Я ушла в 7 часов вчера, а сейчас 11 утра, — и все думаю о Вас, все повторяю Ваше нежное имя. (Пусть Петр — камень, для меня Вы — Петенька!) Откуда эта нежность — не знаю, но знаю — куда: в вечность! Вчера, возвращаясь от Вас в трамвае, я все повторяла стихи Байрону, где каждое слово — Вам.
К<а>к Вы адски чутки! <…>
Слушайте, моя любовь легка. Вам не будет ни больно, ни скучно. Я вся целиком во всем, что люблю. Люблю одной любовью — всей собой — и березку, и вечер, и музыку, и Сережу, и Вас.
Я любовь узнаю по безысходной грусти, по захлебывающемуся «ах!»
Вы для меня прелестный мальчик, о котором — сколько бы мы ни говорили — я все-таки ничего не знаю, кроме того, что я его люблю.
Не обижайтесь за «мальчика», — это все-таки самое лучшее! <…>
Вы первый, кого я поцеловала после Сережи. Бывали трогательные минуты дружбы, сочувствия, отъезда, когда поцелуй казался необходимым. Но что-то говорило «нет!» Вас я поцеловала, потому что не могла иначе. Все говорило «да!»
Он угасает. За две недели до его смерти она передает ему письмо:
Мальчик мой ненаглядный!
Сережа мечется на постели, кусает губы, стонет. Я смотрю на его длинное, нежное, страдальческое лицо и все понимаю: любовь к нему и любовь к Вам. Мальчики! Вот в чем моя любовь. Чистые сердцем! Жестоко оскорбленные жизнью! Мальчики без матери!
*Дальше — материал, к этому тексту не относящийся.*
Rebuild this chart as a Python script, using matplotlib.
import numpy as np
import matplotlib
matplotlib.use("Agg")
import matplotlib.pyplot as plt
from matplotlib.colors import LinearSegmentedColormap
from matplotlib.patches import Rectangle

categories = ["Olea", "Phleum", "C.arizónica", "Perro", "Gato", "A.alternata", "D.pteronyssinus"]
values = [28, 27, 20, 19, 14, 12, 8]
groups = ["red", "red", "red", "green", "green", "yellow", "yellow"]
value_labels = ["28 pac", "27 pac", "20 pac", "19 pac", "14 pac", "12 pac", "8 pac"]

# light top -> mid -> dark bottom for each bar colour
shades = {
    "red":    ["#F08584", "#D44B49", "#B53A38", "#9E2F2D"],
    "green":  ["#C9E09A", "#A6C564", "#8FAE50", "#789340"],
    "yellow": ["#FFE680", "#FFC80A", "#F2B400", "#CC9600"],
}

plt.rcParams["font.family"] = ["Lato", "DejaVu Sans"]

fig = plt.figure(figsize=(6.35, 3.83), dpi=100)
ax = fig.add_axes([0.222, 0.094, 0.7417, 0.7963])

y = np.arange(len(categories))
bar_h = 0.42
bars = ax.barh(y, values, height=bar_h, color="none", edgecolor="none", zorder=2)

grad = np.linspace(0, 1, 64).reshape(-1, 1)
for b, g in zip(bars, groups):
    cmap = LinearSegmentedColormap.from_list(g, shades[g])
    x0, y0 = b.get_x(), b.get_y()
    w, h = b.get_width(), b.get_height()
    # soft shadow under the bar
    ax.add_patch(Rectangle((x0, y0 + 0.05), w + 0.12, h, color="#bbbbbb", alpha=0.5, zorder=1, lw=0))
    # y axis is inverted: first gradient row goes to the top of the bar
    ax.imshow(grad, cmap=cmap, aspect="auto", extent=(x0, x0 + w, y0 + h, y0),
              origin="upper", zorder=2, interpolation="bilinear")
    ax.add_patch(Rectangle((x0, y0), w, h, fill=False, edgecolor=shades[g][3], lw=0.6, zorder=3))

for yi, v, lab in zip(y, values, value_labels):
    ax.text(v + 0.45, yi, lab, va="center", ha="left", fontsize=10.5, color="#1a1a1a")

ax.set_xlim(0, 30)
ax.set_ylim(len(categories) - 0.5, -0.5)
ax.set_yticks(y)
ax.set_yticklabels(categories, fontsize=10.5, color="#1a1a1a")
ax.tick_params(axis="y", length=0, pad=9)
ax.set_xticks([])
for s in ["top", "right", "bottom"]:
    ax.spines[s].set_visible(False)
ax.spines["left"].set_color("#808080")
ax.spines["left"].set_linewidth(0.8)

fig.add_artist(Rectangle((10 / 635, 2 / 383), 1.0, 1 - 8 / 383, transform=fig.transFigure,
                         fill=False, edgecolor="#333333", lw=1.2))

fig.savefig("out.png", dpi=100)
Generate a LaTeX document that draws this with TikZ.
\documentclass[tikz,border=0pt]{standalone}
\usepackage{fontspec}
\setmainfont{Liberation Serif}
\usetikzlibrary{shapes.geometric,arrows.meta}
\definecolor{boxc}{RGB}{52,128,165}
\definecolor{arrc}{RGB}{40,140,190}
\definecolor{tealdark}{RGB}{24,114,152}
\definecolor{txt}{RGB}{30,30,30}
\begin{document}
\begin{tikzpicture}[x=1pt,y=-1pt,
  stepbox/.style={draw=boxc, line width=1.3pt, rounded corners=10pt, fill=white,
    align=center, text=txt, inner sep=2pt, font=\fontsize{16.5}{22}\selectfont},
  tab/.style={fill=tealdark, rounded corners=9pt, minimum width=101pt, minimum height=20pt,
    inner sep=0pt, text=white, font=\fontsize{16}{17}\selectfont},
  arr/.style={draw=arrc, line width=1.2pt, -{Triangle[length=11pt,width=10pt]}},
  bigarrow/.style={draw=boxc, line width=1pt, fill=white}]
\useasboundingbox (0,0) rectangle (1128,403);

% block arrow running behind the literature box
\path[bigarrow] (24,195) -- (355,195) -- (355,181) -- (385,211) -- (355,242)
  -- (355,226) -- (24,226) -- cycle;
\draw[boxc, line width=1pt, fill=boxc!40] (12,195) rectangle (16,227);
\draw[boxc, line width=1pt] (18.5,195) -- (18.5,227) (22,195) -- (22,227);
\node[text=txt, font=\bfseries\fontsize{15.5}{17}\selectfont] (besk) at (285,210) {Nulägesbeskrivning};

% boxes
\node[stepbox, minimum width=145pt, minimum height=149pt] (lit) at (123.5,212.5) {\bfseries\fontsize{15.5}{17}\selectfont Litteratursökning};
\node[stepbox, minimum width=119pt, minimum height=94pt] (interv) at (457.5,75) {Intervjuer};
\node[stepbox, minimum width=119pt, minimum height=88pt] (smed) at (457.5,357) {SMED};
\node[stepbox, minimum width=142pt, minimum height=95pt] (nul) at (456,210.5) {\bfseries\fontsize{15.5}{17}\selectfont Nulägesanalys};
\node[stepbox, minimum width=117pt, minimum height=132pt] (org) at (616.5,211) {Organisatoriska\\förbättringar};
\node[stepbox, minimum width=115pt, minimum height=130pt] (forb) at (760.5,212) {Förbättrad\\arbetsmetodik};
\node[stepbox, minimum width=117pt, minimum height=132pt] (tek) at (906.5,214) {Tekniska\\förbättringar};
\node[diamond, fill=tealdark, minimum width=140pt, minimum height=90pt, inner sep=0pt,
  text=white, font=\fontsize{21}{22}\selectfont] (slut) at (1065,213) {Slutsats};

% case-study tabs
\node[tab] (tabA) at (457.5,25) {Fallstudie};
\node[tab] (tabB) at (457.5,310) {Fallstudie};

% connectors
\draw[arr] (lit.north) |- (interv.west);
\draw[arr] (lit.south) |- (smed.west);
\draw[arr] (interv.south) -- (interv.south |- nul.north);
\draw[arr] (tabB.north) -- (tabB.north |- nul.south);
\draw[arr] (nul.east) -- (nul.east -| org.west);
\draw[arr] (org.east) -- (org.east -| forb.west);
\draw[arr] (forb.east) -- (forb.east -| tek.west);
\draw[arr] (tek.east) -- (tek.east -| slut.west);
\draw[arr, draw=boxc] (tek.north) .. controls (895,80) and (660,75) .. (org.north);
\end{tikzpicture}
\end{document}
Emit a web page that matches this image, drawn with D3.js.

Хочется соединить в одном бесконечном объятии Ваши милые темные головы, сказать Вам без слов: «Люблю обоих, любите оба — навек!»
Написано ночью 14 июля 1914 года[19]
. 15-го Австро-Венгрия объявила войну Сербии. 16-го МЦ пишет:Он умер 28 июля.
Эту пору, этот июль нам стоит запомнить. Впервые Маринино сердце вылетело за черту, мимо Сергея. Это немедленно отозвалось на стихах. Музе было тесно в тереме супружества. Дневник перерастал себя. Это случилось накануне планетарной бури. Мир «твоей девочки» кончался.
Быстро настала осень. По Москве шли маршевые роты и немецкие погромы. Сережа поступил на историко-филологический факультет Московского университета, ему дали отсрочку от призыва. Молодая семья Эфронов оказалась без крыши над головой. Дом в Трехпрудном для них пропал навсегда. Дом в Малом Екатерининском, в котором родилась Аля, стал сумасшедшим в прямом смысле — там разместили людей с поврежденной психикой. С ним пришлось проститься. Выручая от его сдачи некоторую сумму денег, Марина искала кров — и нашла.
Борисоглебский переулок, дом 6, квартира 3, в районе Поварской. Шесть комнат, кроме кухни. Одну комнатку вообще можно сдать. Квартира двухэтажная, с мансардой, расположение комнат причудливо, в одной из комнат — потолочное окно прямиком в небо, в обширной зале — три окна во двор — будет жить Аля. У каждого по своей комнатке. Марина в восторге.
В соседнем строении по тому же адресу весной 1913-го — недолго — жила терпящая любовное бедствие Ася. То был шестикомнатный флигель, в котором у Аси накоротке укрылся от любовных неурядиц и брат Андрей. Он там еще и заболел, и был выхожен сестрой. Чуть не там же в свое время стоял дом, где рос отрок Александр Пушкин, пока не отправился в Лицей.
Хор церквей тесно окружал это место — Николая Чудотворца на Курьих Ножках, Рождества Христова в Кудрине, Бориса и Глеба, Ржевской иконы Богоматери, Симеона Столпника и Большого Вознесения. Все они пели.